On April 30th, Ellen DeGeneres joins the rest of us by coming out to her TV family. I say "joins the rest of us" because coming out is probably one of the few "universals" that all gay people experience. In Ellen's case, she does so before millions of television viewers and surrounded by public controversy. But I doubt if our own comings out were any less stressful or earth-moving than Ellen's will be. What brings us all to that moment of self-affirmation and how does it change our lives?
Some of us get lucky and coming out seems just a normal part of growing up. We might have understanding parents or a relative who is gay and who has broken ground ahead of us. Others of us no doubt go through hell and high water to accomplish the telling of the truth about ourselves. Many of us suffer consequences and ostracism from our families or friends. Some of us choose to come out selectively-sometimes we're in the closet, sometimes we're out. It all depends on who we are dealing with and how friendly the environment might be.
And we all have our coming out stories; oftentimes it is the ice-breaker when we meet a new friend. We share coming out stories like a common history. The stories are all different but the event occurred in some fashion for all of us.
Ask yourself how many of your friends' coming out stories you have heard? I'll bet you know all of the stories of your best friends and most of the stories of your occasional friends and even many of the stories of mere acquaintances. Sharing coming out stories is like sharing a fabulous meal...very satisfying, delicious, second-helpings available. And the thing about coming out is that it is never really over. We do it again and again throughout our lifetimes...another experience unique to gay people. Heterosexuals certainly don't have to keep declaring their sexuality. But it is, perhaps, the repetition and reaffirmation of ourselves that helps develop the strong sense of belonging to a community.
In the case of Ellen DeGeneres' coming out, that community has been assaulted by Jerry Falwell and the Moral Majority (I'd like to see the numbers that prove they are the majority, but that's another issue. There's a great bumper sticker that reads The Moral Majority is neither). Some sponsors have pulled off the show because of pressure from such groups. Well, I wonder if we couldn't apply some pressure of our own. After all, most of us drive cars and we all buy shampoo and baby powder and floor wax-you know, the human condition of everyday living. AND we can all write letters of protest, unless we are simply too tired to keep up the fight. So let's take turns. If your last name starts with the letters A-J, write to General Motors; K thru S, write to Chrysler Corporation; T thru Z, write to Johnson and Johnson. (I wonder who makes K-Y Jelly?)
I know that you'll all be tuned into Ellen on April 30. We're having a big Coming Out Party at Rubyfruit that night to celebrate, so come on over and share Ellen's coming out.
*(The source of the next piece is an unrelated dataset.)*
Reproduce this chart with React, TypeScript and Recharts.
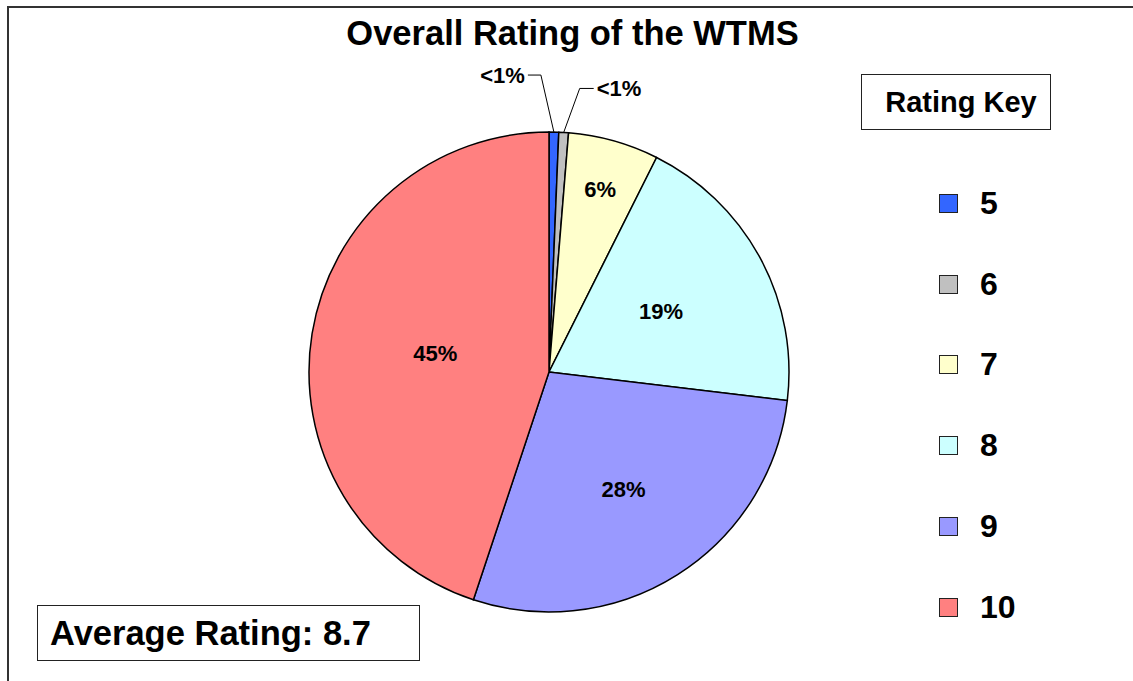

Coming out with friends is always easier and we need to tweak that Nielson rating computer to show our strength. We can all retell our own coming out stories again ...you know, make it a big celebration of our selves.
I once had the occasion of coming out publicly in a large group of people. I was attending graduate school at Wake Forest University and during a Women's Studies discussion group, I started a sentence with as a lesbian. I know the ground trembled and the lightning flashed. Every eye in the room turned toward me: some friendly, some curious, some hostile. It wasn't that long ago: 1988...and they (the powers that were) took away my funding.
Sometimes we find allies in strange places, however. One of my elderly professors who was nearing retirement after a long and illustrious career came to my rescue. He was the quintessential Mr. Chips...white hair, strange little hats, stooped walk. He had raised four daughters and he loved literature. We had read Virginia Woolf together in his office and he had marveled at my interpretations. In 40 years as a professor, he had never noted the lesbian love stories in Woolf's works. And to me, they were so obvious.
I went to Dr. Potter and sadly told him that I would not be able to continue my work during the next semester. I explained why...yet another coming out. He listened; he was outraged; he promised his help. Here was this eminent professor going out on a limb for a student. And he did some mighty limb-walking.
He fought publicly and privately for my rights as a student. He spoke eloquently on my behalf before the faulty and the dean. He answered letters sent to the department from "friends of the University." He never once wavered and he got my funding reinstated.
The last time I saw him, he was driving away from campus in his old dilapidated jalopy, his crazy hat sitting at a jaunty angle. He waved to me as he drove over the hill. I would never forget him.
This is why my column is called "Out On A Limb." With each coming out, with each self-affirming action we are joined on that limb by others who love us. We do not sit upon that limb alone. And if one looks around, one will notice that all the limbs are well-populated with other risk-takers and other brave souls who insist on living their lives freely and with dignity.
I can only hope that the writers of the Ellen DeGeneres show will allow her to do the same in this coming out episode. She too is going out on a limb. Her career hangs in the balance, but her self-affirmation brings her strength.
We'll all be watching, Ellen. We're out on that limb with you and we will not let you fall.